WHAT IS EXPECTED ▸ Pull every line that holds the word "this" from the entries.

THE INPUT ▸
>>
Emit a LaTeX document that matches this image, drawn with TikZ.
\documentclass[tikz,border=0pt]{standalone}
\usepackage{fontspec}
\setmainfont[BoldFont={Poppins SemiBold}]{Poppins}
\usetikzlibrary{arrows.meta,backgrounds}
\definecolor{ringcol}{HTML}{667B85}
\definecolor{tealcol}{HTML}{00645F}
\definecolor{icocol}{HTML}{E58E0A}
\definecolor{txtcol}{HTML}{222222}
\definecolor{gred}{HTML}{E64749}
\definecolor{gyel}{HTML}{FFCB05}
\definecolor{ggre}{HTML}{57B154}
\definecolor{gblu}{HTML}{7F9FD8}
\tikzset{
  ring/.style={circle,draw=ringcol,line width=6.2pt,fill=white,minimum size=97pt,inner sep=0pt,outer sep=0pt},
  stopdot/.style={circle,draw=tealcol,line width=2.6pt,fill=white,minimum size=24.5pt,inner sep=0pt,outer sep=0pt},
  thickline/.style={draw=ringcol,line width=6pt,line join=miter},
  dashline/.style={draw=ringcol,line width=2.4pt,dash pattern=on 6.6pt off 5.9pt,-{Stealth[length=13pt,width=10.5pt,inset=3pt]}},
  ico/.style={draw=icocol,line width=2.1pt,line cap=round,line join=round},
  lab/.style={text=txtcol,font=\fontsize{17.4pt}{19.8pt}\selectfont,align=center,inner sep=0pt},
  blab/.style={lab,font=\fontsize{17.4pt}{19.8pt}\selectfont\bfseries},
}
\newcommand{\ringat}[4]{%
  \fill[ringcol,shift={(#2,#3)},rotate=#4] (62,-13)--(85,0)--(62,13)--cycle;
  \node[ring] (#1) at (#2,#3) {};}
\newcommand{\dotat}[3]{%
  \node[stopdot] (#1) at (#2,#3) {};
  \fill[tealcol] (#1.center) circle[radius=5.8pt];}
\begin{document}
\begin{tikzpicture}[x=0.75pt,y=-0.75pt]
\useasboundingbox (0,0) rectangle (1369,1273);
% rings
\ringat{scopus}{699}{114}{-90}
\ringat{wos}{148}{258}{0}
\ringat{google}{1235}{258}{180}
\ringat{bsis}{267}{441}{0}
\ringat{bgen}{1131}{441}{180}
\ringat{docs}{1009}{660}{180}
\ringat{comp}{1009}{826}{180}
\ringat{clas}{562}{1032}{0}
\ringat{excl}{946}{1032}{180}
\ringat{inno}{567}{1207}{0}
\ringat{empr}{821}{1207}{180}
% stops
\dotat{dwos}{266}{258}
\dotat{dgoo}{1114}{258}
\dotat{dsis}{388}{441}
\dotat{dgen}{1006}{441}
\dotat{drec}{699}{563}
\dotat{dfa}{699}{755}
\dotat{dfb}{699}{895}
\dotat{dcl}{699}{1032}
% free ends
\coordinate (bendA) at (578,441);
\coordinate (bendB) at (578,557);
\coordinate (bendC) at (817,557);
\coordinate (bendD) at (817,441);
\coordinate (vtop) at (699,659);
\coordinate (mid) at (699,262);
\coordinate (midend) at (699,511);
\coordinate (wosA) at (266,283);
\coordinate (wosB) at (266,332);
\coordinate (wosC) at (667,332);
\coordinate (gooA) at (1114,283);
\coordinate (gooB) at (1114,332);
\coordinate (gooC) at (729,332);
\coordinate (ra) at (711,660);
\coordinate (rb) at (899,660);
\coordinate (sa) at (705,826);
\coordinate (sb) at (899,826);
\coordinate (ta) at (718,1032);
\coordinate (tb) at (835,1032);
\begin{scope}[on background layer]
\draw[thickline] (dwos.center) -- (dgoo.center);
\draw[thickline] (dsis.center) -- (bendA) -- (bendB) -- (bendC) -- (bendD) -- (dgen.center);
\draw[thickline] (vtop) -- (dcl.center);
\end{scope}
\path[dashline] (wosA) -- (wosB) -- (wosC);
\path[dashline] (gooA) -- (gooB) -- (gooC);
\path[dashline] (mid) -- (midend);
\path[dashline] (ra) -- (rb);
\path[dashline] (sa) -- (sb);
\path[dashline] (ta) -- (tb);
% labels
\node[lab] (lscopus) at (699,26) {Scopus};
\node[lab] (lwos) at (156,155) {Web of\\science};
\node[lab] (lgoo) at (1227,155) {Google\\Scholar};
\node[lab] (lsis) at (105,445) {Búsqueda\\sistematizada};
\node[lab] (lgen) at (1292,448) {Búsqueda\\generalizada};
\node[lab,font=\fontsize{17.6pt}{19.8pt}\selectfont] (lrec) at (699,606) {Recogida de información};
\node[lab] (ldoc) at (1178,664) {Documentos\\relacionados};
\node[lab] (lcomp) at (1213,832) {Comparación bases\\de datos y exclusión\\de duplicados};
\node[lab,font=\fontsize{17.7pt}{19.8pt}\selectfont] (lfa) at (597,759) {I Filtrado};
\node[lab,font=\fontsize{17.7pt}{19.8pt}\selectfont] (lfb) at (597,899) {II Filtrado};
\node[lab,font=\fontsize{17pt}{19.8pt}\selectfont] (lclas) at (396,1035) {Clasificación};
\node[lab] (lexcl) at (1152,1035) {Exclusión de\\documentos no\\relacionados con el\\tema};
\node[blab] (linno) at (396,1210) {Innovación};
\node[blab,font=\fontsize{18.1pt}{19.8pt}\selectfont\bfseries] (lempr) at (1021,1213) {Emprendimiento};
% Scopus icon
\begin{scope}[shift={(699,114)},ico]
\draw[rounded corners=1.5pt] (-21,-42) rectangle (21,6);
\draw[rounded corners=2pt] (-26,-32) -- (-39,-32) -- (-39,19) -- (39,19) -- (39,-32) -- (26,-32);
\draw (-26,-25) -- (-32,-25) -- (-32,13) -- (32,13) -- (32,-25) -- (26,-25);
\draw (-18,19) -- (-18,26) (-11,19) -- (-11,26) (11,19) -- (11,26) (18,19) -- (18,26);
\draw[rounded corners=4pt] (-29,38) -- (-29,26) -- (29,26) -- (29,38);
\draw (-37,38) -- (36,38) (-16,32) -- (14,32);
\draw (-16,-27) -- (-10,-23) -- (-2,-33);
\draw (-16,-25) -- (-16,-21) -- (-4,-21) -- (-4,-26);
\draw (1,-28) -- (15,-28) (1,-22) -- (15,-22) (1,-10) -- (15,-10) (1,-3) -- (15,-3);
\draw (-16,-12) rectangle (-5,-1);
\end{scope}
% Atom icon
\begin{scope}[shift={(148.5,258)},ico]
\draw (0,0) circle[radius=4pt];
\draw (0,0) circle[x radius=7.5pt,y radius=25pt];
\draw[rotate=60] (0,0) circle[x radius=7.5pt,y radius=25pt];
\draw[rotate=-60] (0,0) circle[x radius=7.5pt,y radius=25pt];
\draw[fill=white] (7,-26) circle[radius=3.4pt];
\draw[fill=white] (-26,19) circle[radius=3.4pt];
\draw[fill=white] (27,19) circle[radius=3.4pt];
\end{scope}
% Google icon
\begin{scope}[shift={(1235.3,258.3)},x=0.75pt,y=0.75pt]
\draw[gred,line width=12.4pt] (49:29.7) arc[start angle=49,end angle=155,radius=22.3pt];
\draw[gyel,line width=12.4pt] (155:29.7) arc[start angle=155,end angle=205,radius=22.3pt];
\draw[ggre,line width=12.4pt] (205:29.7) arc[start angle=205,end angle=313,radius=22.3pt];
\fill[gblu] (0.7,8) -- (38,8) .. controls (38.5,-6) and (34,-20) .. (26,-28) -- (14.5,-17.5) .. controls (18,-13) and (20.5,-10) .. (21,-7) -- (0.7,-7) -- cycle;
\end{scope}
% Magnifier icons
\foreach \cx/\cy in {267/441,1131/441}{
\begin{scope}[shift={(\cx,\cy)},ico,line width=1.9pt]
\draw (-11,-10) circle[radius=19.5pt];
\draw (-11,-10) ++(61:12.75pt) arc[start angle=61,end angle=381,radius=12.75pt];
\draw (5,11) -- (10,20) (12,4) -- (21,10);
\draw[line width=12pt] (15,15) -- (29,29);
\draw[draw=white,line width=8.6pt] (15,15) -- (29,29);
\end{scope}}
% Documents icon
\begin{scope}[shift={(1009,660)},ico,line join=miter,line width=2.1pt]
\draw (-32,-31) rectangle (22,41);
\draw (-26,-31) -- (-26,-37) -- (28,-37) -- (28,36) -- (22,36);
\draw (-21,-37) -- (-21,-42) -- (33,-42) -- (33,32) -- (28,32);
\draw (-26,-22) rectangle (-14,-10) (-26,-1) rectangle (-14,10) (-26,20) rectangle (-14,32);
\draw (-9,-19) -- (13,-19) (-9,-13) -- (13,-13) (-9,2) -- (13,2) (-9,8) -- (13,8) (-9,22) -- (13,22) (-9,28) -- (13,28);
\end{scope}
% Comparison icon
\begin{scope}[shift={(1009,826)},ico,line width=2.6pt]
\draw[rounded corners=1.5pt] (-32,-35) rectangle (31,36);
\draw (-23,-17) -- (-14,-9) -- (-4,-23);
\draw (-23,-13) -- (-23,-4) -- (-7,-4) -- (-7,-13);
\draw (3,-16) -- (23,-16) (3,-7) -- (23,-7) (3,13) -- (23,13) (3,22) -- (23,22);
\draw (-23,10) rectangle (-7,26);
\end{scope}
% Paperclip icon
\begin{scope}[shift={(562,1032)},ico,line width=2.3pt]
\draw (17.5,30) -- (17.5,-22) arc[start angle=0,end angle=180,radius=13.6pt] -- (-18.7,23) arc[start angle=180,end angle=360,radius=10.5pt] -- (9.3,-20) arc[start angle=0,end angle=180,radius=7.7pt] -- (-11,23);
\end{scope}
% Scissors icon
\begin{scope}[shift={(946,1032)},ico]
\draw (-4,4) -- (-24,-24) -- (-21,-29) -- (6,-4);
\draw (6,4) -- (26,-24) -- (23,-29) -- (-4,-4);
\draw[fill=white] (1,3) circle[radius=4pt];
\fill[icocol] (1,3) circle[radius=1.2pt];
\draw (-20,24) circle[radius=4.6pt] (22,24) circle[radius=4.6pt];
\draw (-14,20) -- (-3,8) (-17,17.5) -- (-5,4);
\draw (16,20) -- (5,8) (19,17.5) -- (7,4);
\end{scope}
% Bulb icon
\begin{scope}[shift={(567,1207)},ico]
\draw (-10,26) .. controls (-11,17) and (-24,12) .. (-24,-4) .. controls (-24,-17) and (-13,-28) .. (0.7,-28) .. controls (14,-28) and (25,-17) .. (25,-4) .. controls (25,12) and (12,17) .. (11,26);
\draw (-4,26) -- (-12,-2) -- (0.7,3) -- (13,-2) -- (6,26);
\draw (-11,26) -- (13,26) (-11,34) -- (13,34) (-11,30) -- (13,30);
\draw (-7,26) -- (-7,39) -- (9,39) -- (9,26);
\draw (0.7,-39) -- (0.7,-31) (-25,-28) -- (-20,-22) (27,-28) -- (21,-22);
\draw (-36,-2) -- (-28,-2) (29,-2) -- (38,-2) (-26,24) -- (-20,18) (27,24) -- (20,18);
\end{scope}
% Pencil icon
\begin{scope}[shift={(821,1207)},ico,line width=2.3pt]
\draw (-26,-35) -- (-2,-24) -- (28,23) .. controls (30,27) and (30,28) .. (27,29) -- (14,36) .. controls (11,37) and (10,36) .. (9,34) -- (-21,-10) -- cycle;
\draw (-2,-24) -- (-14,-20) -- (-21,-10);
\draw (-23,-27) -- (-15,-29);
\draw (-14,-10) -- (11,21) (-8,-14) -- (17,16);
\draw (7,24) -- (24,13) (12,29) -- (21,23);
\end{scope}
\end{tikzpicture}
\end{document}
<<
>>
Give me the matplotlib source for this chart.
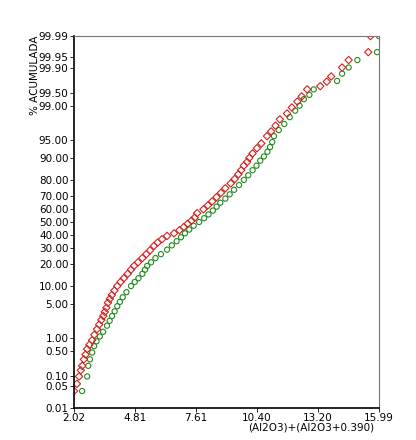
<<
EXERCISE RESULT ▸
Emit a LaTeX document that matches this image, drawn with TikZ.
Give me the matplotlib source for this chart.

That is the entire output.